● Data for this exercise
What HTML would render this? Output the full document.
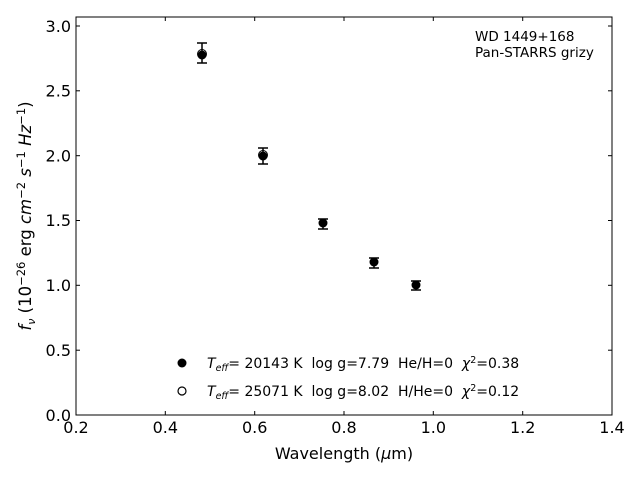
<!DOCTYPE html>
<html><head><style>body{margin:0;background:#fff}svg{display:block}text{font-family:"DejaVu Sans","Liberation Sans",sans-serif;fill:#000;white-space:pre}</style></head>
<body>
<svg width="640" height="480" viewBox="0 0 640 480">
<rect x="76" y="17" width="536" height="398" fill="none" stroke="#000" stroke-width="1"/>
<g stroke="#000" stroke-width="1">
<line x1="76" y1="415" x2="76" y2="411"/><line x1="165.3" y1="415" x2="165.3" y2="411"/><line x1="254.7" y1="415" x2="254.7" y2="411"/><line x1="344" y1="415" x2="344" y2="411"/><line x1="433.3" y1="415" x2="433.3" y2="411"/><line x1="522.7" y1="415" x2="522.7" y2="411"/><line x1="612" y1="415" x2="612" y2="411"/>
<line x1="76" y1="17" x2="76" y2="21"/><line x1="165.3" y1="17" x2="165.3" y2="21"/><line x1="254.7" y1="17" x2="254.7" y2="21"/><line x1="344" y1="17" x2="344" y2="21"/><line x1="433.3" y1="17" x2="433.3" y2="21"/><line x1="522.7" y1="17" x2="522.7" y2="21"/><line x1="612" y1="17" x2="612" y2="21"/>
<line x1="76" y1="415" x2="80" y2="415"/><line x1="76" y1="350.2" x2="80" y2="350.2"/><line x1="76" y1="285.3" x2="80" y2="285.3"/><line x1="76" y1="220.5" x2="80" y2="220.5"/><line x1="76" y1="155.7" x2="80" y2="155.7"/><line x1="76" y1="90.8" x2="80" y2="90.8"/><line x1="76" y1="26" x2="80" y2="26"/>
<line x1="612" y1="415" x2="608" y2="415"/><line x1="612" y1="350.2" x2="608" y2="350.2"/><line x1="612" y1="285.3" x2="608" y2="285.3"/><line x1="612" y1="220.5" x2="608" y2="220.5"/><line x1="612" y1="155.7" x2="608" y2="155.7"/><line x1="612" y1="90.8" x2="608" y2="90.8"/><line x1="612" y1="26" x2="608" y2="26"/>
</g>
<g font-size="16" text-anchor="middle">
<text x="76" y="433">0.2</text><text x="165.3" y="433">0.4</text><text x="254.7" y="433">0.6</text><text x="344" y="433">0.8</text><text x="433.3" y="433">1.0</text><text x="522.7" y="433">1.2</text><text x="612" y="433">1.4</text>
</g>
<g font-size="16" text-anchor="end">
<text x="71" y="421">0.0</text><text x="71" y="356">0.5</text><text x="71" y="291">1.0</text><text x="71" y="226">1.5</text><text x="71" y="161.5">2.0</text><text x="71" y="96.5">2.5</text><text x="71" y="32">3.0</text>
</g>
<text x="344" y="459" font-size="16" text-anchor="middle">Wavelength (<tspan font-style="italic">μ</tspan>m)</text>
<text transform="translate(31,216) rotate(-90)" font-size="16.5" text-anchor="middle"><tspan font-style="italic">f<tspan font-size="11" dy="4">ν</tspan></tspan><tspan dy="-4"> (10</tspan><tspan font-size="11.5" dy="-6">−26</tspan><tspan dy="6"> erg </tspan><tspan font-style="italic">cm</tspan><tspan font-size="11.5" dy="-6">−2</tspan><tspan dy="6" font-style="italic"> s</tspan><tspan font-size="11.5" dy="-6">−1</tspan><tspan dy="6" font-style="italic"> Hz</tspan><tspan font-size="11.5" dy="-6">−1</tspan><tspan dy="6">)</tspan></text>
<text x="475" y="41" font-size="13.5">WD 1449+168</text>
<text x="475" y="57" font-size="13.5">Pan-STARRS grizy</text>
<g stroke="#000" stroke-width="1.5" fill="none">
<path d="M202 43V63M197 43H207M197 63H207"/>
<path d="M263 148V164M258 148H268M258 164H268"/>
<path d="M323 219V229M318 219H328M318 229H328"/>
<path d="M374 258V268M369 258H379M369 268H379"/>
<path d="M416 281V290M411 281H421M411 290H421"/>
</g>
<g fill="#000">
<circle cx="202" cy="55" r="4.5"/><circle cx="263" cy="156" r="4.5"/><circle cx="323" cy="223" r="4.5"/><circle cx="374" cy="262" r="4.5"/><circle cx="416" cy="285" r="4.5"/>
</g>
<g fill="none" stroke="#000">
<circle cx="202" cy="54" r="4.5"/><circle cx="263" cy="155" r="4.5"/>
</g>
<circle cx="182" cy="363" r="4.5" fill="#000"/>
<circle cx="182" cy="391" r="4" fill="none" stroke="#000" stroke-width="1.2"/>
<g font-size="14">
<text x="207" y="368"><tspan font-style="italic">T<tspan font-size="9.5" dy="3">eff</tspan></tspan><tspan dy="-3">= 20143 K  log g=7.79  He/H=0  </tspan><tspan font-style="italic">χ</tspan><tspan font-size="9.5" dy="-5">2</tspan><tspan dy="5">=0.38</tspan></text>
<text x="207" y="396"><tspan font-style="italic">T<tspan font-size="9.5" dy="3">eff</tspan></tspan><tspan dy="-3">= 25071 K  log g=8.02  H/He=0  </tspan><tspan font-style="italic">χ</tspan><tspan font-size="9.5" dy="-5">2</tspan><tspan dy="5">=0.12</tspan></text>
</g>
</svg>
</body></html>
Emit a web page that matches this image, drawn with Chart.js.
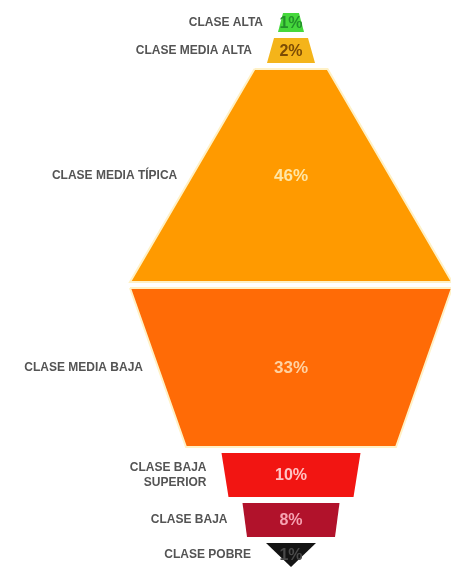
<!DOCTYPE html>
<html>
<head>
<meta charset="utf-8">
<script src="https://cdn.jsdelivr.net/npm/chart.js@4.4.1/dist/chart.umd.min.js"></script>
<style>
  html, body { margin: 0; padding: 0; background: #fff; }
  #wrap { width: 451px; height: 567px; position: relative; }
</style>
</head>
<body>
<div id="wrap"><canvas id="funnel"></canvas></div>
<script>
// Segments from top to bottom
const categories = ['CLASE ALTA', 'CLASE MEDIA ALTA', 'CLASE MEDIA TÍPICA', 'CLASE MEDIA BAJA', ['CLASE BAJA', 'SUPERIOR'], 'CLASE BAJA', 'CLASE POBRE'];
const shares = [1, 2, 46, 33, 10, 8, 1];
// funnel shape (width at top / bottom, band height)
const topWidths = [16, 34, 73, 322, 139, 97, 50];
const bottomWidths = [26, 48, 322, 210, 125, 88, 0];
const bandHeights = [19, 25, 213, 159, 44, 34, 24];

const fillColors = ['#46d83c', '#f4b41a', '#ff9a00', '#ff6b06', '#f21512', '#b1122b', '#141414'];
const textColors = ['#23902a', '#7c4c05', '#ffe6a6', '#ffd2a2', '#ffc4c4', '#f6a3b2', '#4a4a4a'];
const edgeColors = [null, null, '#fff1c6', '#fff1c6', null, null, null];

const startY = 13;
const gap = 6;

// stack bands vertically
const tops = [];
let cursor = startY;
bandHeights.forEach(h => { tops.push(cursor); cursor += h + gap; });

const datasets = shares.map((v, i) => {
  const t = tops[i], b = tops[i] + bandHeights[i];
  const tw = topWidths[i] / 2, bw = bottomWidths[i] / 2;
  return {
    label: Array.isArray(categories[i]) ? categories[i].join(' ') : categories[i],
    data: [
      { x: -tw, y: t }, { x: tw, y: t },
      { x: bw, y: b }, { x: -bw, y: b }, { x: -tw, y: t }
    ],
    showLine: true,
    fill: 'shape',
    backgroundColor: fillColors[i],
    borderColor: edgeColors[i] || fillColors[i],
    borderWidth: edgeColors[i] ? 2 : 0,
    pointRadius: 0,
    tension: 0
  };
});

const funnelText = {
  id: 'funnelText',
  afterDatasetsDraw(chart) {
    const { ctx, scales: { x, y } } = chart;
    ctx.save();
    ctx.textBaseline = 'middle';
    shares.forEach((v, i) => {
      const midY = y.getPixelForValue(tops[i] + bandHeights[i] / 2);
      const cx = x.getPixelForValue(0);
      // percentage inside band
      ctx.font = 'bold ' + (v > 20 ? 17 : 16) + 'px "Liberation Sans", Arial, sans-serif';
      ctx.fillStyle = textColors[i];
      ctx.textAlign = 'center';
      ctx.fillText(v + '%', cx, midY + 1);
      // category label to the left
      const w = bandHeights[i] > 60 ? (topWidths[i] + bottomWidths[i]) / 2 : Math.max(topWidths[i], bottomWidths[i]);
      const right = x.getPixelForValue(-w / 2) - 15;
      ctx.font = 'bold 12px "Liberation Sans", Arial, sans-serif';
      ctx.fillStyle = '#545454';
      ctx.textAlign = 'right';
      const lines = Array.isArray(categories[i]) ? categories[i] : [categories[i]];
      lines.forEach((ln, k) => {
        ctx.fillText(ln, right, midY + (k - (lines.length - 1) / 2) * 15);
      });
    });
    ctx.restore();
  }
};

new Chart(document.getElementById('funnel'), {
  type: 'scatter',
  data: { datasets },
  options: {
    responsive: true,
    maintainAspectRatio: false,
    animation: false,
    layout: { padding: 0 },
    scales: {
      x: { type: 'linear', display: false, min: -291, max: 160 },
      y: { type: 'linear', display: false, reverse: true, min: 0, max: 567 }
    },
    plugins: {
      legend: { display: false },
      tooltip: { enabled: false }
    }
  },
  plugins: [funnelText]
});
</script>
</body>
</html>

● Directions
Copy nothing but the lines above that run from the one with "Emit a web page" to the one with "cursor += h", ends included; pictures stay out.

● Right answer
Emit a web page that matches this image, drawn with Chart.js.
<!DOCTYPE html>
<html>
<head>
<meta charset="utf-8">
<script src="https://cdn.jsdelivr.net/npm/chart.js@4.4.1/dist/chart.umd.min.js"></script>
<style>
  html, body { margin: 0; padding: 0; background: #fff; }
  #wrap { width: 451px; height: 567px; position: relative; }
</style>
</head>
<body>
<div id="wrap"><canvas id="funnel"></canvas></div>
<script>
// Segments from top to bottom
const categories = ['CLASE ALTA', 'CLASE MEDIA ALTA', 'CLASE MEDIA TÍPICA', 'CLASE MEDIA BAJA', ['CLASE BAJA', 'SUPERIOR'], 'CLASE BAJA', 'CLASE POBRE'];
const shares = [1, 2, 46, 33, 10, 8, 1];
// funnel shape (width at top / bottom, band height)
const topWidths = [16, 34, 73, 322, 139, 97, 50];
const bottomWidths = [26, 48, 322, 210, 125, 88, 0];
const bandHeights = [19, 25, 213, 159, 44, 34, 24];

const fillColors = ['#46d83c', '#f4b41a', '#ff9a00', '#ff6b06', '#f21512', '#b1122b', '#141414'];
const textColors = ['#23902a', '#7c4c05', '#ffe6a6', '#ffd2a2', '#ffc4c4', '#f6a3b2', '#4a4a4a'];
const edgeColors = [null, null, '#fff1c6', '#fff1c6', null, null, null];

const startY = 13;
const gap = 6;

// stack bands vertically
const tops = [];
let cursor = startY;
bandHeights.forEach(h => { tops.push(cursor); cursor += h + gap; });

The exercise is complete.